WHD investigators uncovered evidence of child labor violations. Specifically, the employer assigned dangerous tasks to six minor employees, including roof work and operating power machinery.

In addition, the employer's procedure for recording hours resulted in a failure to pay appropriate wages. The employer kept one record for weekday work hours and another record for weekend work hours. However, because the employer did not combine the two records, they were unable to accurately determine time worked over 40 hours per week.

The employer received a court order to pay $132,000 in back wages and another $47,901 in civil penalties for willful violations of the FLSA. "US Department Of Labor Investigation Finds Bucks County Contractor Employed 5 Minors Illegally, Failed To Pay Overtime" www.dol.gov (Jul. 21, 2021).

Commentary and Checklist

The FLSA prohibits anyone under the age of 18 years from engaging in hazardous occupations, including roofing work on, or about a roof, and from operating woodworking machines (fixed or portable). The FLSA does allow for limited exceptions for minors enrolled in a legitimate apprentice program.
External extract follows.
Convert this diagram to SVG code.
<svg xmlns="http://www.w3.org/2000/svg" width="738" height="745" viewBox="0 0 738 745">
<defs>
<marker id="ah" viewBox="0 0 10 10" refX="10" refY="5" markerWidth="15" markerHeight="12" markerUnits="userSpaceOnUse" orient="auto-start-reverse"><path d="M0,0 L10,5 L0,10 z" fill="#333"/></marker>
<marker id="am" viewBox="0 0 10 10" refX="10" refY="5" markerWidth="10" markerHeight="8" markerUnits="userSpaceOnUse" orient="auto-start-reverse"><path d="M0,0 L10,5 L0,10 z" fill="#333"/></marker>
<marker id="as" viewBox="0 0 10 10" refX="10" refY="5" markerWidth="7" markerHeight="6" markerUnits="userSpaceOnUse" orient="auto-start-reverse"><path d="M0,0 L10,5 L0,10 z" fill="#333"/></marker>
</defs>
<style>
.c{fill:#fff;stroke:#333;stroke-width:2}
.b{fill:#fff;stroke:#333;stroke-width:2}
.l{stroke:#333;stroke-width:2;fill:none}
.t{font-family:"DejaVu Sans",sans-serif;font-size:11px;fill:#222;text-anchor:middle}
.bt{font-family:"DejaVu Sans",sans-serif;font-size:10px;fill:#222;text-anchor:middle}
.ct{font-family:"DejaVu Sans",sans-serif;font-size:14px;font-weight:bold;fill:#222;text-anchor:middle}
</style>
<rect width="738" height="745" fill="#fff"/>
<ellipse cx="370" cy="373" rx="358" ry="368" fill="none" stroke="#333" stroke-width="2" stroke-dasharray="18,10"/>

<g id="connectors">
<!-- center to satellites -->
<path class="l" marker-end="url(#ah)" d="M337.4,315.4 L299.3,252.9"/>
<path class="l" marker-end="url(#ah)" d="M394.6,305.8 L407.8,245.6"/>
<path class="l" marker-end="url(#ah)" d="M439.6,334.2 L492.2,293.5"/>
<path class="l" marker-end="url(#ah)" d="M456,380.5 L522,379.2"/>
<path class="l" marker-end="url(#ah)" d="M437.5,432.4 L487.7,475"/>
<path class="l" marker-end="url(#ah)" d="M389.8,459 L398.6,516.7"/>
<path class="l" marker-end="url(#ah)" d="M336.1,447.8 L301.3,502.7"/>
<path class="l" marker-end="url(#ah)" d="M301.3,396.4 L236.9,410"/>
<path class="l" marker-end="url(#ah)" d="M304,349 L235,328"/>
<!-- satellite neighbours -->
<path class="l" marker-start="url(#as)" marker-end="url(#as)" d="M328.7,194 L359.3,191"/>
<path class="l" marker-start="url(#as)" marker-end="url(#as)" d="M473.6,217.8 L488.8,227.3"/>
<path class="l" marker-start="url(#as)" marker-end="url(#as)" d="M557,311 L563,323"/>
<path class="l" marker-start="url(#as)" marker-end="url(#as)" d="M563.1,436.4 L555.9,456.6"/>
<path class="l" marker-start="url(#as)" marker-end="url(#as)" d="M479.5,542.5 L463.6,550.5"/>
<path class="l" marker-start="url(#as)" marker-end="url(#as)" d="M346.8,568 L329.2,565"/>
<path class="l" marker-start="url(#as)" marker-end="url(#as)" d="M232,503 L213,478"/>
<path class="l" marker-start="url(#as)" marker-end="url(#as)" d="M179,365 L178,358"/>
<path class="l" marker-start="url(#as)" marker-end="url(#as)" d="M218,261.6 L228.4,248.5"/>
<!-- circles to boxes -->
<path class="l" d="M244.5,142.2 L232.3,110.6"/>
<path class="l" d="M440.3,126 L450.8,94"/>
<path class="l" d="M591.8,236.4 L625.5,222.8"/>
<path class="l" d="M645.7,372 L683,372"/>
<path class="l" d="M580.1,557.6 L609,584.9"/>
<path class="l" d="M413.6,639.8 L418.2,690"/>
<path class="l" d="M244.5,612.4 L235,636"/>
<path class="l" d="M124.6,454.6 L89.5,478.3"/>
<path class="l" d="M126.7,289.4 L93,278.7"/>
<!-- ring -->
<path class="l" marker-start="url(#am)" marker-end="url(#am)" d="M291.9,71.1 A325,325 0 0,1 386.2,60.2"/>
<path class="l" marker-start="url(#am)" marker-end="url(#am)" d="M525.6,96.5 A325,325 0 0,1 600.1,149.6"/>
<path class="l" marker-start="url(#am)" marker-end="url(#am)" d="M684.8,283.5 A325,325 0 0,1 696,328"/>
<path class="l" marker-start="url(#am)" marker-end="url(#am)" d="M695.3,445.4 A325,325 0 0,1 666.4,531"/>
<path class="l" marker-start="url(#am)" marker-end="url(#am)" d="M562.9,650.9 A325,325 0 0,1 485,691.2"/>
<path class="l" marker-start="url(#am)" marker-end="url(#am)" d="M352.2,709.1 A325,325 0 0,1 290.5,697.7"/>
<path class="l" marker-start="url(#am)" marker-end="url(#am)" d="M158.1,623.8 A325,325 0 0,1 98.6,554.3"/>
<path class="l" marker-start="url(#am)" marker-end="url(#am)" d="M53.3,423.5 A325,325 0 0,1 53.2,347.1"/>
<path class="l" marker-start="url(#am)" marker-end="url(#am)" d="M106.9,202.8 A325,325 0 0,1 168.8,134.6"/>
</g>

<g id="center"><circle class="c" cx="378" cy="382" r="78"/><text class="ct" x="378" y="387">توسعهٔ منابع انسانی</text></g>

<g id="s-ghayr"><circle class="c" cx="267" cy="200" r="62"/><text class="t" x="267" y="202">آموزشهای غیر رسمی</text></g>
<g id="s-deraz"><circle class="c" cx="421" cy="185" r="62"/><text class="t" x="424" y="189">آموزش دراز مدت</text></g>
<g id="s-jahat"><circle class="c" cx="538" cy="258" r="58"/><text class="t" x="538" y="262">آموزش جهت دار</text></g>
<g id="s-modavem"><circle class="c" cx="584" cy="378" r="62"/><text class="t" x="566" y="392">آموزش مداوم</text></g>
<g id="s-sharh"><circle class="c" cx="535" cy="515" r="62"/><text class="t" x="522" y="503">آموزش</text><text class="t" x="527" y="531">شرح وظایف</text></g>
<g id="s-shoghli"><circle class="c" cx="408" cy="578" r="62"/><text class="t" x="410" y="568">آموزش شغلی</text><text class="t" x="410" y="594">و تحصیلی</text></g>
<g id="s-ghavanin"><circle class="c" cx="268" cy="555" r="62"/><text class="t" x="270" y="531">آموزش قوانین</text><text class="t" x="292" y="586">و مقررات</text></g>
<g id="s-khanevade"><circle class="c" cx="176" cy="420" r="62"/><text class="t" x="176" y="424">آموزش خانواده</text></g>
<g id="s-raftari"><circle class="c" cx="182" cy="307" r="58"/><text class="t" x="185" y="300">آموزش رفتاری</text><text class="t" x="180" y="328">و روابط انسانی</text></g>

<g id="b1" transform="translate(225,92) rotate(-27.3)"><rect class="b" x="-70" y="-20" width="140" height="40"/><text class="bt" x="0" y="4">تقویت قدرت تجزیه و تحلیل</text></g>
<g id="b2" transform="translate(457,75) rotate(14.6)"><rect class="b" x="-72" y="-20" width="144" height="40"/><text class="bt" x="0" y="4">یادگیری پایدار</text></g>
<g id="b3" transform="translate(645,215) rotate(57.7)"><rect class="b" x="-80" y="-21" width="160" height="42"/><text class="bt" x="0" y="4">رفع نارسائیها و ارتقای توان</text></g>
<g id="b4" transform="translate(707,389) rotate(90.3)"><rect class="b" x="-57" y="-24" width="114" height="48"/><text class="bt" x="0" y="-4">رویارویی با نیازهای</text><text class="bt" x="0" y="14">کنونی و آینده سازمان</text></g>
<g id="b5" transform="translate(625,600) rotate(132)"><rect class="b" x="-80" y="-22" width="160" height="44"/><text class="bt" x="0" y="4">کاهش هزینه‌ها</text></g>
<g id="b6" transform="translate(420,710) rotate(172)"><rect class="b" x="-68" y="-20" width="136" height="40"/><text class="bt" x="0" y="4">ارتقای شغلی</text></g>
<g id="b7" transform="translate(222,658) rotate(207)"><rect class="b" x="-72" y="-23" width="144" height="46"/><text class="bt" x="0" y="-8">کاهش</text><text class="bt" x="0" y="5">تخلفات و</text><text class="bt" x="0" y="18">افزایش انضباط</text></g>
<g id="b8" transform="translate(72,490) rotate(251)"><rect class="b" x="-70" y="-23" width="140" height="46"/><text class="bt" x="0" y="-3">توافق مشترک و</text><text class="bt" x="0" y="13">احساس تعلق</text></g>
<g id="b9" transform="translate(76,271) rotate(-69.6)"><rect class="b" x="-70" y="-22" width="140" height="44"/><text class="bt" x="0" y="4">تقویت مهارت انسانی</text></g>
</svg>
For non-agricultural work, here is the link to the FLSA rules for minors: https://www.dol.gov/sites/dolgov/files/WHD/legacy/files/childlabor101.pdf

And, for agricultural work, here is the link to the FLSA rules for minors:

https://www.dol.gov/general/topic/youthlabor/agriculturalemployment#:~:text=Parental%20exemption%3A%20Minors%20of%20any,enacted%20by%20the%20U.S.%20Congress.
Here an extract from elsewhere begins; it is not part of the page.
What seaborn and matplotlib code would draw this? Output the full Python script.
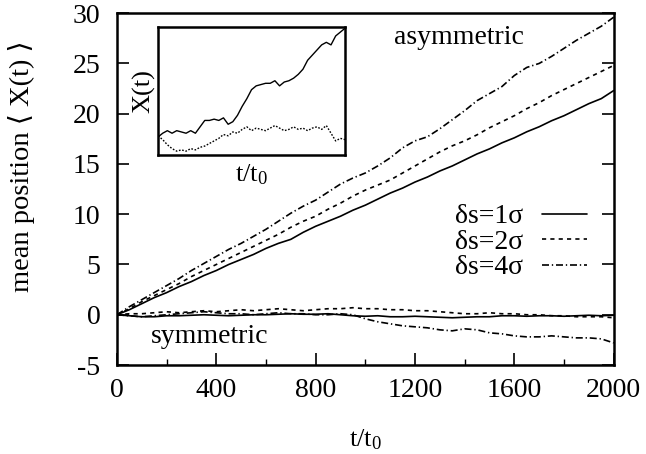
import numpy as np
import pandas as pd
import matplotlib
matplotlib.use("Agg")
import matplotlib.pyplot as plt
import seaborn as sns

# time grid of the averaged trajectories (units of t0)
t = list(range(0, 2001, 50))

# mean position, asymmetric potential
asym_1 = [0.0, 0.5, 1.1, 1.7, 2.2, 2.8, 3.3, 3.9, 4.4, 5.0, 5.5, 6.0, 6.6, 7.1, 7.5, 8.2,
          8.8, 9.3, 9.8, 10.4, 10.9, 11.5, 12.1, 12.6, 13.2, 13.7, 14.3, 14.8, 15.4, 16.0,
          16.5, 17.1, 17.6, 18.2, 18.7, 19.3, 19.8, 20.4, 21.0, 21.5, 22.3]
asym_2 = [0.0, 0.6, 1.3, 1.9, 2.5, 3.1, 3.8, 4.4, 5.0, 5.6, 6.2, 6.8, 7.4, 8.0, 8.7, 9.3,
          9.8, 10.5, 11.1, 11.8, 12.4, 12.9, 13.4, 14.1, 14.8, 15.5, 16.2, 16.8, 17.3, 17.9,
          18.6, 19.2, 19.8, 20.5, 21.1, 21.8, 22.4, 23.0, 23.6, 24.2, 24.8]
asym_4 = [0.0, 0.8, 1.5, 2.2, 2.9, 3.6, 4.4, 5.1, 5.8, 6.5, 7.1, 7.8, 8.5, 9.3, 10.1, 10.8,
          11.4, 12.2, 13.0, 13.6, 14.1, 14.8, 15.6, 16.6, 17.3, 17.7, 18.5, 19.4, 20.3, 21.3,
          22.0, 22.7, 23.8, 24.6, 25.0, 25.7, 26.5, 27.3, 28.0, 28.7, 29.6]

# mean position, symmetric potential
sym_1 = [0.0, -0.1, -0.2, -0.2, -0.1, -0.1, -0.05, 0.0, -0.05, -0.1, -0.05, 0.0, 0.0, 0.05,
         0.1, 0.05, 0.05, 0.1, 0.0, -0.1, -0.15, -0.1, -0.2, -0.2, -0.15, -0.2, -0.25, -0.3,
         -0.25, -0.2, -0.2, -0.1, -0.1, -0.15, -0.1, -0.1, -0.15, -0.1, -0.05, -0.1, -0.05]
sym_2 = [0.0, 0.1, 0.1, 0.2, 0.3, 0.2, 0.3, 0.4, 0.3, 0.4, 0.5, 0.4, 0.5, 0.6, 0.5, 0.4,
         0.5, 0.6, 0.6, 0.7, 0.6, 0.6, 0.5, 0.5, 0.4, 0.4, 0.3, 0.2, 0.1, 0.1, 0.2, 0.1,
         0.1, 0.0, 0.0, -0.1, -0.1, -0.2, -0.2, -0.2, -0.3]
sym_4 = [0.0, -0.1, -0.2, -0.1, 0.0, 0.1, 0.2, 0.3, 0.2, 0.1, 0.1, 0.0, 0.1, 0.2, 0.1, 0.1,
         0.0, 0.0, 0.1, 0.0, -0.4, -0.7, -0.9, -1.1, -1.2, -1.3, -1.5, -1.6, -1.4, -1.5,
         -1.8, -1.9, -2.1, -2.2, -2.2, -2.1, -2.2, -2.3, -2.3, -2.4, -2.8]

labels = ["δs=1σ", "δs=2σ", "δs=4σ"]

# single trajectories shown in the inset (arbitrary units)
inset_t = [i / 40 for i in range(41)]
inset_asym = [0.14, 0.17, 0.19, 0.17, 0.19, 0.18, 0.17, 0.19, 0.17, 0.22, 0.27, 0.27, 0.28,
              0.27, 0.29, 0.24, 0.26, 0.31, 0.38, 0.44, 0.51, 0.54, 0.55, 0.56, 0.56, 0.58,
              0.54, 0.57, 0.58, 0.60, 0.63, 0.67, 0.74, 0.78, 0.82, 0.86, 0.88, 0.86, 0.93,
              0.96, 0.99]
inset_sym = [0.15, 0.12, 0.08, 0.05, 0.03, 0.04, 0.03, 0.05, 0.04, 0.06, 0.07, 0.09, 0.11,
             0.13, 0.16, 0.15, 0.18, 0.17, 0.20, 0.22, 0.19, 0.21, 0.20, 0.19, 0.21, 0.23,
             0.21, 0.19, 0.20, 0.22, 0.20, 0.21, 0.19, 0.21, 0.22, 0.20, 0.23, 0.17, 0.11,
             0.13, 0.12]

sns.set_theme(style="ticks")
plt.rcParams.update({
    "font.family": ["Liberation Serif", "DejaVu Serif"],
    "mathtext.fontset": "custom",
    "mathtext.rm": "Liberation Serif",
    "mathtext.it": "Liberation Serif:italic",
    "axes.unicode_minus": False,
    "axes.edgecolor": "black",
    "axes.linewidth": 1.8,
    "xtick.color": "black",
    "ytick.color": "black",
    "text.color": "black",
    "axes.labelcolor": "black",
})

asym_df = pd.DataFrame({
    "t": t * 3,
    "pos": asym_1 + asym_2 + asym_4,
    "ds": sum([[lab] * len(t) for lab in labels], []),
})
sym_df = pd.DataFrame({
    "t": t * 3,
    "pos": sym_1 + sym_2 + sym_4,
    "ds": sum([[lab] * len(t) for lab in labels], []),
})

dash_styles = {labels[0]: "", labels[1]: (2.5, 2.5), labels[2]: (4.2, 1.7, 0.8, 1.7)}

fig = plt.figure(figsize=(6.46, 4.54), dpi=100)
ax = fig.add_axes([0.181, 0.196, 0.769, 0.775])

sns.lineplot(data=asym_df, x="t", y="pos", style="ds", style_order=labels,
             dashes=dash_styles, color="black", linewidth=1.2, ax=ax)
sns.lineplot(data=sym_df, x="t", y="pos", style="ds", style_order=labels,
             dashes=dash_styles, color="black", linewidth=1.2, ax=ax, legend=False)

ax.set_xlim(0, 2000)
ax.set_ylim(-5, 30)
ax.set_xticks([0, 400, 800, 1200, 1600, 2000])
ax.set_xticks(range(200, 2000, 400), minor=True)
ax.set_yticks(range(-5, 31, 5))
ax.tick_params(axis="both", which="major", direction="in", length=8.5, width=1.2,
               labelsize=20, pad=9)
ax.tick_params(axis="x", which="minor", direction="in", length=4, width=1.0)
ax.tick_params(axis="y", which="both", right=True)
ax.tick_params(axis="y", pad=12)

ax.set_xlabel(r"t/t$_\mathregular{0}$", fontsize=19, labelpad=18)
ax.set_ylabel("mean position ⟨ X(t) ⟩", fontsize=20.5)
ax.yaxis.set_label_coords(-0.165, 0.565)

ax.text(0.688, 0.93, "asymmetric", transform=ax.transAxes, fontsize=20,
        ha="center", va="center")
ax.text(0.187, 0.08, "symmetric", transform=ax.transAxes, fontsize=20,
        ha="center", va="center")

leg = ax.legend(loc="center right", bbox_to_anchor=(0.946, 0.349), frameon=False,
                markerfirst=False, fontsize=20, handlelength=1.6, handletextpad=0.7,
                labelspacing=0.0, borderpad=0, borderaxespad=0)
for line in leg.get_lines():
    line.set_linewidth(1.2)

# inset: single trajectories
ins = fig.add_axes([0.2446, 0.6586, 0.2895, 0.282])
sns.lineplot(x=inset_t, y=inset_asym, color="black", linewidth=1.0, ax=ins)
sns.lineplot(x=inset_t, y=inset_sym, color="black", linewidth=1.0, ax=ins,
             linestyle=(0, (1.2, 1.2)))
ins.set_xlim(0, 1)
ins.set_ylim(0, 1.0)
ins.set_xticks([])
ins.set_yticks([])
for sp in ins.spines.values():
    sp.set_linewidth(1.8)
ins.set_xlabel(r"t/t$_\mathregular{0}$", fontsize=19, labelpad=5)
ins.set_ylabel("X(t)", fontsize=19, labelpad=2)

fig.savefig("out.png", dpi=100)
Here are some of the restrictions under the FLSA:

  • The minimum age for most work is 14 years. The law does allow younger workers, with specific provisions, in agriculture, the entertainment industry, family businesses, and minor tasks like delivering newspapers or babysitting.
  • Employers are allowed to pay a youth minimum wage of $4.25 per hour to employees under the age of 20, but only for the first 90 days of employment. After 90 days, the standard minimum wage requirement must be met.
  • The FLSA's limits on the number of hours a child can work apply only to workers under age 16 and vary depending on school days/weeks versus non-school days/weeks. No work can be done during school hours.
  • The FLSA does not require a special permit for youth employment, but some state laws do have this legal requirement.
  • Every state has laws that deal with child labor. When federal and state laws differ, the standard that offers the most protection to youth workers will apply.